* begin MATERIAL *

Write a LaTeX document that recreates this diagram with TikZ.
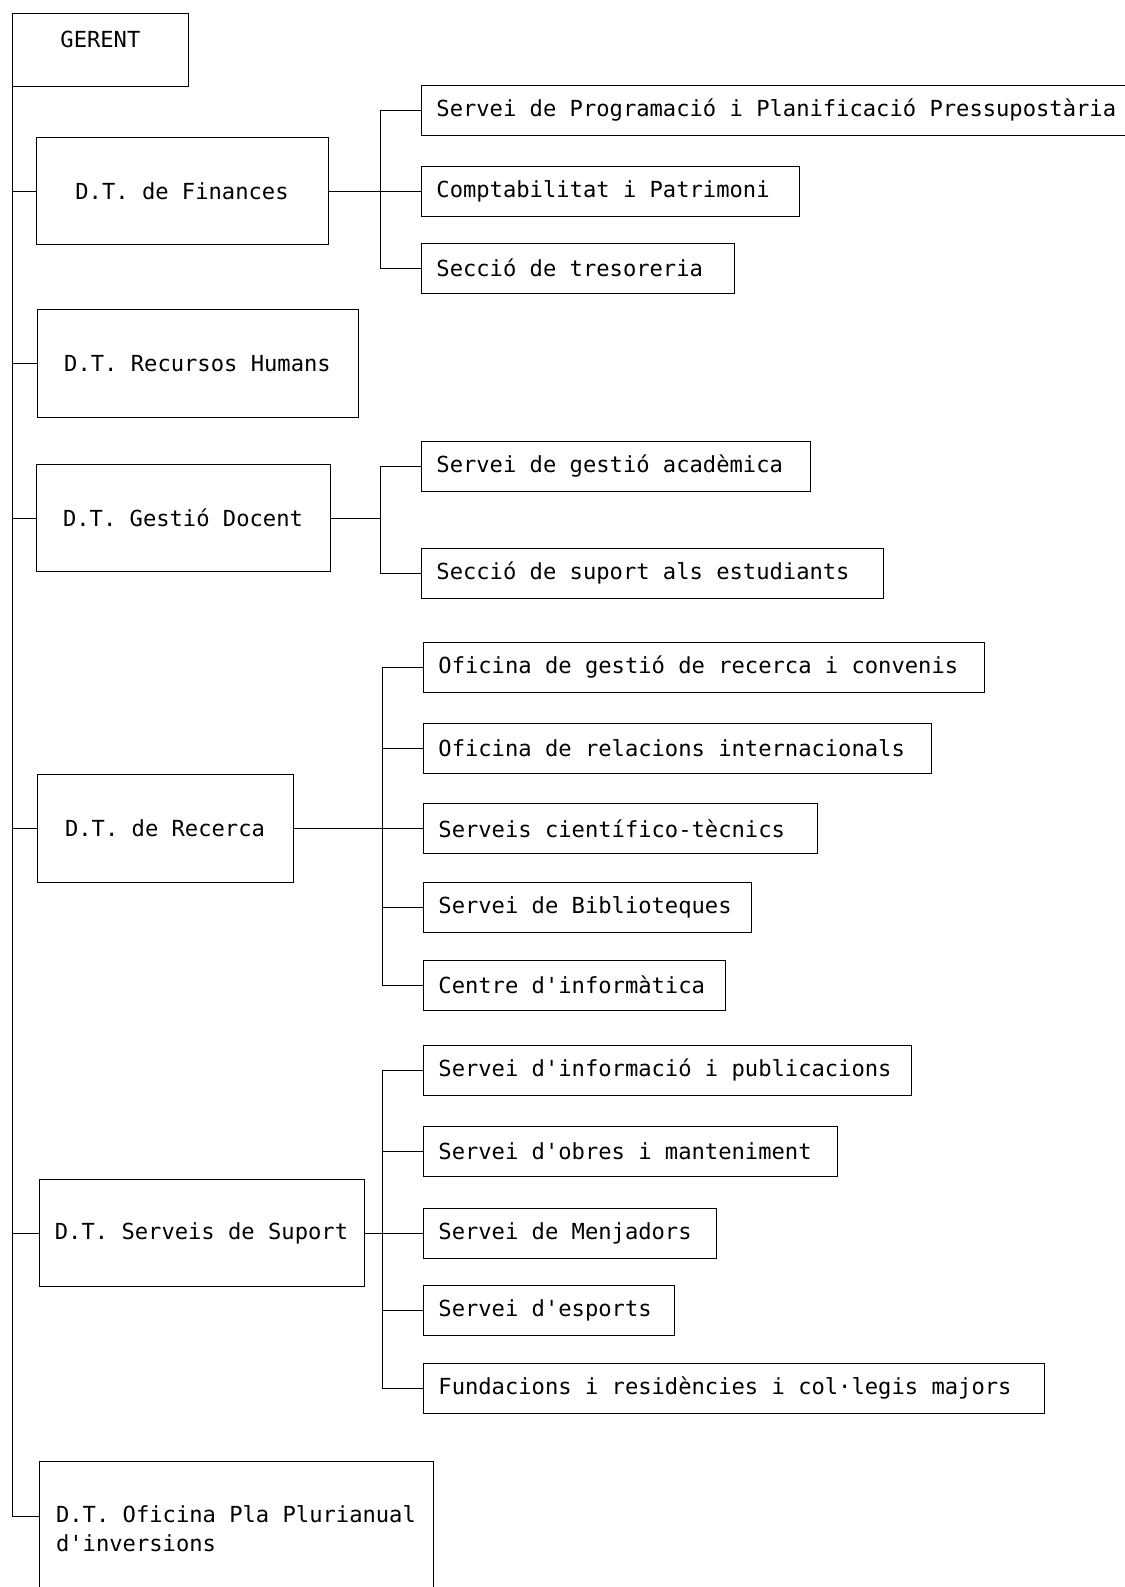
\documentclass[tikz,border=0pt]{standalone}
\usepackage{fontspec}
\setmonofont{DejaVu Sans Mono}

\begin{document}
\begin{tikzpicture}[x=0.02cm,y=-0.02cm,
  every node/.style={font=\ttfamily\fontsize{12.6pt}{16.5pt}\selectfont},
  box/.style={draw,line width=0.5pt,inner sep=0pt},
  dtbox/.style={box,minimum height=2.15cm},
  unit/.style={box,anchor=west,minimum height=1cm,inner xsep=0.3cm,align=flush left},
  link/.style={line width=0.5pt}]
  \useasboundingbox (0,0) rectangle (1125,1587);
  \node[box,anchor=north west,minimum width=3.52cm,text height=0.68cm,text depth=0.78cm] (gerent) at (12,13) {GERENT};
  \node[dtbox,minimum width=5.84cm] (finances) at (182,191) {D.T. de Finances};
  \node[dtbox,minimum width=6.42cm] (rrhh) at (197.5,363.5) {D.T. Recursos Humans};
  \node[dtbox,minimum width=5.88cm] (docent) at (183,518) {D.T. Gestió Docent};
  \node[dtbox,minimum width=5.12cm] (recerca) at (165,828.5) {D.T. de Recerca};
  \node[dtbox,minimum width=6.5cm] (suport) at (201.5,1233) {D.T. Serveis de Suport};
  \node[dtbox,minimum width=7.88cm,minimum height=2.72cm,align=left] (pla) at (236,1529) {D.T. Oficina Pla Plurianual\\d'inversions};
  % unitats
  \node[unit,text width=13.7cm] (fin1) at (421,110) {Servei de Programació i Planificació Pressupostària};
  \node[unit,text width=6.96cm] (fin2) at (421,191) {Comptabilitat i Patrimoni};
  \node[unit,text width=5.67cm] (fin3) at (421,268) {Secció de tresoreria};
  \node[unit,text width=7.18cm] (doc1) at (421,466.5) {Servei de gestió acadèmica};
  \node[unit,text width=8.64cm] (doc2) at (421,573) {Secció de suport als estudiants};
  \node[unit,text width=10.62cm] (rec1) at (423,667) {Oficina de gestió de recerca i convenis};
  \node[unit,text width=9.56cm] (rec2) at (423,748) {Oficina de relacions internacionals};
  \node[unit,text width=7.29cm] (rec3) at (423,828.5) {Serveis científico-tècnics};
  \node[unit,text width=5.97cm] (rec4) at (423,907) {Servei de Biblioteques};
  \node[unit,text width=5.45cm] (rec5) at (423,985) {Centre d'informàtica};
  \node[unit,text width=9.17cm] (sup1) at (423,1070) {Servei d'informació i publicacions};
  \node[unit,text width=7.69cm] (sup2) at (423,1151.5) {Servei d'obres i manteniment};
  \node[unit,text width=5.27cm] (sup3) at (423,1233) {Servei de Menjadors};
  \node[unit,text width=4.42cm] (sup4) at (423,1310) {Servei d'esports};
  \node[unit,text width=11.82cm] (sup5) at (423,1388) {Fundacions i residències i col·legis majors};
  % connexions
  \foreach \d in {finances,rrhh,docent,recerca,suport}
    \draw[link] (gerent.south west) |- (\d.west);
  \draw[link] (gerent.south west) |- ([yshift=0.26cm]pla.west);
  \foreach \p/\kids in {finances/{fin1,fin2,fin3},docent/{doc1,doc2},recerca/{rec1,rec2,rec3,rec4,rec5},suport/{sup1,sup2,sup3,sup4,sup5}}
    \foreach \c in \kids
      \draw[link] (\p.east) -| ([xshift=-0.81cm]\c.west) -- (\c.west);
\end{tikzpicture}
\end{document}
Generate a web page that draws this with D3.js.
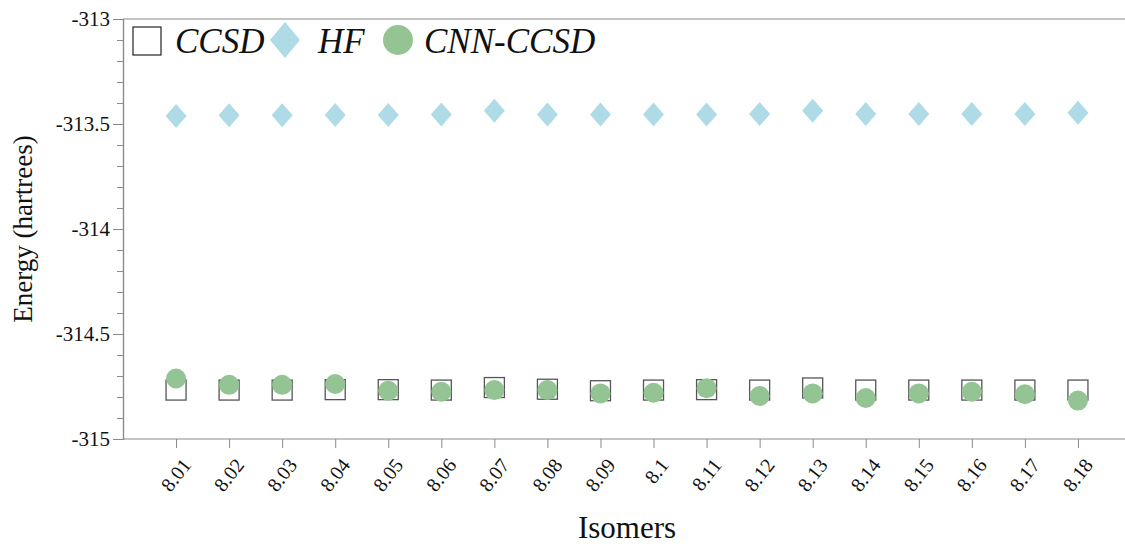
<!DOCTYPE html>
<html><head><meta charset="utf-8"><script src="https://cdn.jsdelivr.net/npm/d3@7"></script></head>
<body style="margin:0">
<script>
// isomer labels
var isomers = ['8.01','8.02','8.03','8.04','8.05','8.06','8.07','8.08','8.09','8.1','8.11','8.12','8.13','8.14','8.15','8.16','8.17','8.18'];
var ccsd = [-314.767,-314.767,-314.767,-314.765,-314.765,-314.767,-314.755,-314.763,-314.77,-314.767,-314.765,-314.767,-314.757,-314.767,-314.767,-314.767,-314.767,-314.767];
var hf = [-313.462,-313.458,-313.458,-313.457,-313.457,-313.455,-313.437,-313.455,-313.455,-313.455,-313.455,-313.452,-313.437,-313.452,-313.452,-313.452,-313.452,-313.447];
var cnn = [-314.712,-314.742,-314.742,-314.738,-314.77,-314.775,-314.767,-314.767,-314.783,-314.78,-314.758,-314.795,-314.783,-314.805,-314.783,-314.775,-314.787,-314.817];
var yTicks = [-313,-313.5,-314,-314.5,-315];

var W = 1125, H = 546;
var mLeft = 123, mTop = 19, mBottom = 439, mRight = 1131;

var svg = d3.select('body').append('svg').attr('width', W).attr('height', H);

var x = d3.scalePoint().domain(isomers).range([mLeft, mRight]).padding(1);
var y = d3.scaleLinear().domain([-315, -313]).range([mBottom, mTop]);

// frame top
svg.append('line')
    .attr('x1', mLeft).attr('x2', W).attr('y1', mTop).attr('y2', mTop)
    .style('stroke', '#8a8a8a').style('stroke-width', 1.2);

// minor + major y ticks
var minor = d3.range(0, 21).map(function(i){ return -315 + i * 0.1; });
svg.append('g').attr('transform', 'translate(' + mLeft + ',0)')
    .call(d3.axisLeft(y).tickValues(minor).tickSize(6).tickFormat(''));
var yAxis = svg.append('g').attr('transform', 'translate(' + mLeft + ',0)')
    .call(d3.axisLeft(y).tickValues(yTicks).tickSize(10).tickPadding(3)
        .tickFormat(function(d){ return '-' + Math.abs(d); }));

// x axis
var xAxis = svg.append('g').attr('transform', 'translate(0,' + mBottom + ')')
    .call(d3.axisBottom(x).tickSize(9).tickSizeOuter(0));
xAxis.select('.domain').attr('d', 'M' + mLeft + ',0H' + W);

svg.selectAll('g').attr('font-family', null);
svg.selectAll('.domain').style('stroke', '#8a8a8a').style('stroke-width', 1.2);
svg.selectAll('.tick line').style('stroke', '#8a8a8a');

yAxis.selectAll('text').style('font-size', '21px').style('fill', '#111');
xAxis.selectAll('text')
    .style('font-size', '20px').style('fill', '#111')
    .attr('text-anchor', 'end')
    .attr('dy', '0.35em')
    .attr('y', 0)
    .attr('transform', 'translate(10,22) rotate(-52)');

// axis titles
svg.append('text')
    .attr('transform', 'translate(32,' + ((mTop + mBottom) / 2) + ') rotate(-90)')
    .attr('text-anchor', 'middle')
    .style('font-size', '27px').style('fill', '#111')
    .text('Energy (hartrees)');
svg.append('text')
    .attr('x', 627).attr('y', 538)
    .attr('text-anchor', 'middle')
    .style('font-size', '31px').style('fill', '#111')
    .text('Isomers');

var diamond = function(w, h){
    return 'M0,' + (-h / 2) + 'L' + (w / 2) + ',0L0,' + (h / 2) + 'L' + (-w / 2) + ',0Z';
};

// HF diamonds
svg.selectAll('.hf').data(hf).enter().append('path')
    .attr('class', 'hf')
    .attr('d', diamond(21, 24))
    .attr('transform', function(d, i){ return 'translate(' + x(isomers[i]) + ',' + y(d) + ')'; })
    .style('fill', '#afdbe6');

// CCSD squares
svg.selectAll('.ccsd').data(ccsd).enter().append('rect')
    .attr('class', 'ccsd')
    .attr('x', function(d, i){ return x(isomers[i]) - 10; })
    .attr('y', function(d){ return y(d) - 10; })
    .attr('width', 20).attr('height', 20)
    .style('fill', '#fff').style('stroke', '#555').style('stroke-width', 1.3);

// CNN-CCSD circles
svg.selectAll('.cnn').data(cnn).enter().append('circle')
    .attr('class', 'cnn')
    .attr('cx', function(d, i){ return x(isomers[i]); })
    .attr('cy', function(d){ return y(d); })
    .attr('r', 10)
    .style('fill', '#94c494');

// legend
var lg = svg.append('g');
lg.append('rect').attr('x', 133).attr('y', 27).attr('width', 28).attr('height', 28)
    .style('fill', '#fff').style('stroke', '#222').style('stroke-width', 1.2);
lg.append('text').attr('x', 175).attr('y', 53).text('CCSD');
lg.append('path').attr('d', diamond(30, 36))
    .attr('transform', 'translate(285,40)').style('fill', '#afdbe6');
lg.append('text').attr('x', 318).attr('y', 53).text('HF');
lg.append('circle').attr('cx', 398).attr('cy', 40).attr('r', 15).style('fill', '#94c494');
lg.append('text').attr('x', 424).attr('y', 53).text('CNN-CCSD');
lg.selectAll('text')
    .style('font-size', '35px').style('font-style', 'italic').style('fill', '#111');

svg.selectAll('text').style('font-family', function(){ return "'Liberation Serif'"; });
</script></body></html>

* end MATERIAL *

▸ WHAT IS ASKED
Identify the lines in the entries that hold "with" and return each one.

▸ ANSWER FOR THE TASK
Write a LaTeX document that recreates this diagram with TikZ.
Generate a web page that draws this with D3.js.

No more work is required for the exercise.